インターネットの利用拡大、iPhoneやiPadに代表される多機能なモバイルデバイスの普及、センサー技術の発展などにより、ヒトの行動やモノの稼働にともなう多様かつ膨大なデータが次々に生成されてくる。
これらのビッグデータを使い捨てにするのではなく、ITシステムに取り込んで、いま起こっている事象や変化をリアルタイムに判断したり、長期的に蓄積してデータ間の因果関係を分析したりすることで、ビジネスや生活に役立つ新たな価値を生み出すことができる。

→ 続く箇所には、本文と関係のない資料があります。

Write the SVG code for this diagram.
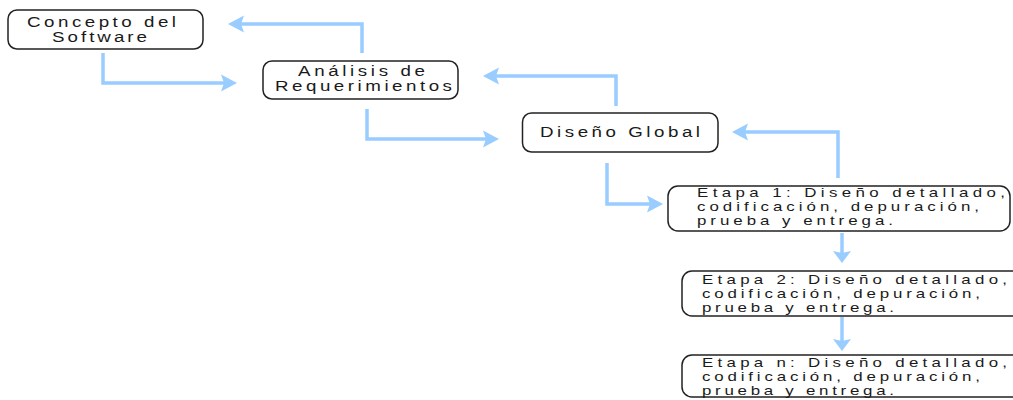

「ITの利用には必ず正の側面と負の側面がありますが、目の前にあるデータを活用したいという流れを止めることはできません。ならば、より前向きに世の中に役に立つITやデータの活用方法を考えるほうが、建設的ではないでしょうか」と伊藤氏は訴える。その意味からも、さまざまなデバイスやシステムが情報を発信する力、情報を読み取る力、情報をつないでいく力が、今後ますます重要となっていく。